> Excerpted records:

◆ ◆ ◆ ◆ ◆ ◆ ◆

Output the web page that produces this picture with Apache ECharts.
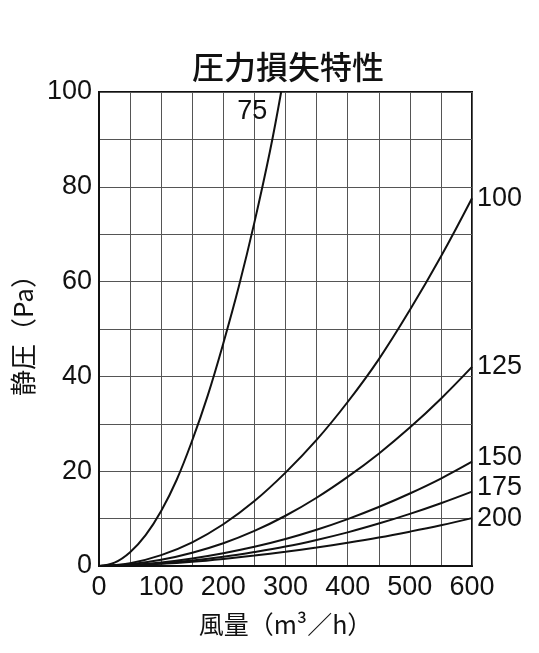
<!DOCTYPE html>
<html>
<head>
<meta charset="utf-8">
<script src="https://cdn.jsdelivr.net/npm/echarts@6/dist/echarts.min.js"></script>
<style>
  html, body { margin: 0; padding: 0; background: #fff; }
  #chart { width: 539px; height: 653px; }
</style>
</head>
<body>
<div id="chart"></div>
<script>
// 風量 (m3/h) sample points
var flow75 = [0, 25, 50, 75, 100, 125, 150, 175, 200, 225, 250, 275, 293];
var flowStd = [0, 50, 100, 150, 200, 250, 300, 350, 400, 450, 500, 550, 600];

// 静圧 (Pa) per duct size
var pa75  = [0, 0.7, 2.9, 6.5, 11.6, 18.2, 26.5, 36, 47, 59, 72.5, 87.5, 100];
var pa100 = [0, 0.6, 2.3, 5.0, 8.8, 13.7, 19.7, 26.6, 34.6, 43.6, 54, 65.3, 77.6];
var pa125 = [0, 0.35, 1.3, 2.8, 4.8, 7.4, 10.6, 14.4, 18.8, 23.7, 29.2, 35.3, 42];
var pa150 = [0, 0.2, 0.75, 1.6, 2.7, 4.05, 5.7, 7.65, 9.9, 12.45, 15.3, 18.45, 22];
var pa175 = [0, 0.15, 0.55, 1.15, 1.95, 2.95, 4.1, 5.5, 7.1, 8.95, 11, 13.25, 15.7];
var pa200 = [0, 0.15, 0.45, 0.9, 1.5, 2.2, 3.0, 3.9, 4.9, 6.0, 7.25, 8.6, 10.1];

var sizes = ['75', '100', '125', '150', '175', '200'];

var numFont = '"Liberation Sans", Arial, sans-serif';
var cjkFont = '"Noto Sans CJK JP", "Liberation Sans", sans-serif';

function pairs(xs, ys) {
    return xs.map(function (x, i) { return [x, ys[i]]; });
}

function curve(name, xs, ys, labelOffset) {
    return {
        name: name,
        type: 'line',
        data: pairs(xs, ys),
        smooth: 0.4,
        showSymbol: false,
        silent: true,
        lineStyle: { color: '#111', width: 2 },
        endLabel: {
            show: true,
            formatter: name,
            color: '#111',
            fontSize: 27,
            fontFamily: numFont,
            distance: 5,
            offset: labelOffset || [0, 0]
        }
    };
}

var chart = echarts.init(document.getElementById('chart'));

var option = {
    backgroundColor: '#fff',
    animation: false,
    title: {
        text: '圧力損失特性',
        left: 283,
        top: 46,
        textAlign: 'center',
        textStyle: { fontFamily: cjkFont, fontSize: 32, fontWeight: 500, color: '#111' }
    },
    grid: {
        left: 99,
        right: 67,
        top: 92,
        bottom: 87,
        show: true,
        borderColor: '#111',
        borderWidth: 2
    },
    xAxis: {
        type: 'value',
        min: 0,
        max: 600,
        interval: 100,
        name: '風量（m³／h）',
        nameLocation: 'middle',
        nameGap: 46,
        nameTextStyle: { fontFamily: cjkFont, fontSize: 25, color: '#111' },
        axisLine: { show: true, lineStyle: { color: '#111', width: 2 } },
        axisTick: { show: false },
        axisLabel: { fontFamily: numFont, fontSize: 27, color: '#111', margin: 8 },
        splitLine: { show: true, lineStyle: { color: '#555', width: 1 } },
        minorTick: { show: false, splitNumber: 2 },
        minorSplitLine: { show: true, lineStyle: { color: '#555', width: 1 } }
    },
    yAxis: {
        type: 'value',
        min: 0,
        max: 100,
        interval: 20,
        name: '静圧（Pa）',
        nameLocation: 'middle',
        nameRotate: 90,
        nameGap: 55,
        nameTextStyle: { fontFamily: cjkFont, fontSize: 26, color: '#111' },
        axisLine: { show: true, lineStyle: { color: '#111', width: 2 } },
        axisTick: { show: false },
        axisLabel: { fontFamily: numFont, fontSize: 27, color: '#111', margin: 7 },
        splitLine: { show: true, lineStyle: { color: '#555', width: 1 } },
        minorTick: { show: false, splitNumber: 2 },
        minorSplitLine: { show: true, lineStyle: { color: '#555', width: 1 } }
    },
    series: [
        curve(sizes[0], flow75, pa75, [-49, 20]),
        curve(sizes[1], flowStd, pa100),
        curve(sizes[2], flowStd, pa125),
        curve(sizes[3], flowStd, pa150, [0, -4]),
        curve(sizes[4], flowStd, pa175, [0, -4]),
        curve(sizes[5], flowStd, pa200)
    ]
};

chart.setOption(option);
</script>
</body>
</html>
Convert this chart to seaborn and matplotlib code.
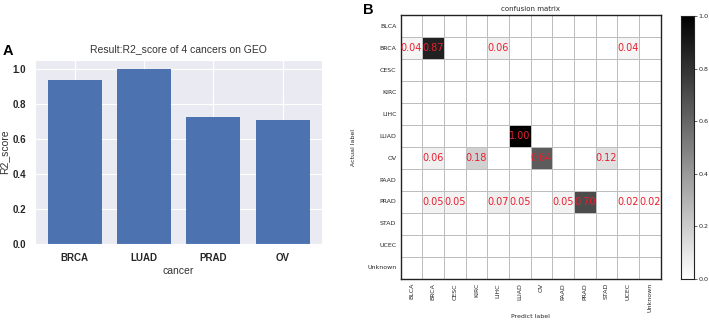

◆ ◆ ◆ ◆ ◆ ◆ ◆

> Exercise aim: Repeat every record above exactly, but leave out any pictures.

> Answer to the task:
Output the web page that produces this picture with Apache ECharts.
<!DOCTYPE html>
<html>
<head>
<meta charset="utf-8">
<script src="https://cdn.jsdelivr.net/npm/echarts@6/dist/echarts.min.js"></script>
<style>
  html, body { margin: 0; padding: 0; background: #fff; }
  #chart { width: 539px; height: 653px; }
</style>
</head>
<body>
<div id="chart"></div>
<script>
// 風量 (m3/h) sample points
var flow75 = [0, 25, 50, 75, 100, 125, 150, 175, 200, 225, 250, 275, 293];
var flowStd = [0, 50, 100, 150, 200, 250, 300, 350, 400, 450, 500, 550, 600];

// 静圧 (Pa) per duct size
var pa75  = [0, 0.7, 2.9, 6.5, 11.6, 18.2, 26.5, 36, 47, 59, 72.5, 87.5, 100];
var pa100 = [0, 0.6, 2.3, 5.0, 8.8, 13.7, 19.7, 26.6, 34.6, 43.6, 54, 65.3, 77.6];
var pa125 = [0, 0.35, 1.3, 2.8, 4.8, 7.4, 10.6, 14.4, 18.8, 23.7, 29.2, 35.3, 42];
var pa150 = [0, 0.2, 0.75, 1.6, 2.7, 4.05, 5.7, 7.65, 9.9, 12.45, 15.3, 18.45, 22];
var pa175 = [0, 0.15, 0.55, 1.15, 1.95, 2.95, 4.1, 5.5, 7.1, 8.95, 11, 13.25, 15.7];
var pa200 = [0, 0.15, 0.45, 0.9, 1.5, 2.2, 3.0, 3.9, 4.9, 6.0, 7.25, 8.6, 10.1];

var sizes = ['75', '100', '125', '150', '175', '200'];

var numFont = '"Liberation Sans", Arial, sans-serif';
var cjkFont = '"Noto Sans CJK JP", "Liberation Sans", sans-serif';

function pairs(xs, ys) {
    return xs.map(function (x, i) { return [x, ys[i]]; });
}

function curve(name, xs, ys, labelOffset) {
    return {
        name: name,
        type: 'line',
        data: pairs(xs, ys),
        smooth: 0.4,
        showSymbol: false,
        silent: true,
        lineStyle: { color: '#111', width: 2 },
        endLabel: {
            show: true,
            formatter: name,
            color: '#111',
            fontSize: 27,
            fontFamily: numFont,
            distance: 5,
            offset: labelOffset || [0, 0]
        }
    };
}

var chart = echarts.init(document.getElementById('chart'));

var option = {
    backgroundColor: '#fff',
    animation: false,
    title: {
        text: '圧力損失特性',
        left: 283,
        top: 46,
        textAlign: 'center',
        textStyle: { fontFamily: cjkFont, fontSize: 32, fontWeight: 500, color: '#111' }
    },
    grid: {
        left: 99,
        right: 67,
        top: 92,
        bottom: 87,
        show: true,
        borderColor: '#111',
        borderWidth: 2
    },
    xAxis: {
        type: 'value',
        min: 0,
        max: 600,
        interval: 100,
        name: '風量（m³／h）',
        nameLocation: 'middle',
        nameGap: 46,
        nameTextStyle: { fontFamily: cjkFont, fontSize: 25, color: '#111' },
        axisLine: { show: true, lineStyle: { color: '#111', width: 2 } },
        axisTick: { show: false },
        axisLabel: { fontFamily: numFont, fontSize: 27, color: '#111', margin: 8 },
        splitLine: { show: true, lineStyle: { color: '#555', width: 1 } },
        minorTick: { show: false, splitNumber: 2 },
        minorSplitLine: { show: true, lineStyle: { color: '#555', width: 1 } }
    },
    yAxis: {
        type: 'value',
        min: 0,
        max: 100,
        interval: 20,
        name: '静圧（Pa）',
        nameLocation: 'middle',
        nameRotate: 90,
        nameGap: 55,
        nameTextStyle: { fontFamily: cjkFont, fontSize: 26, color: '#111' },
        axisLine: { show: true, lineStyle: { color: '#111', width: 2 } },
        axisTick: { show: false },
        axisLabel: { fontFamily: numFont, fontSize: 27, color: '#111', margin: 7 },
        splitLine: { show: true, lineStyle: { color: '#555', width: 1 } },
        minorTick: { show: false, splitNumber: 2 },
        minorSplitLine: { show: true, lineStyle: { color: '#555', width: 1 } }
    },
    series: [
        curve(sizes[0], flow75, pa75, [-49, 20]),
        curve(sizes[1], flowStd, pa100),
        curve(sizes[2], flowStd, pa125),
        curve(sizes[3], flowStd, pa150, [0, -4]),
        curve(sizes[4], flowStd, pa175, [0, -4]),
        curve(sizes[5], flowStd, pa200)
    ]
};

chart.setOption(option);
</script>
</body>
</html>
Convert this chart to seaborn and matplotlib code.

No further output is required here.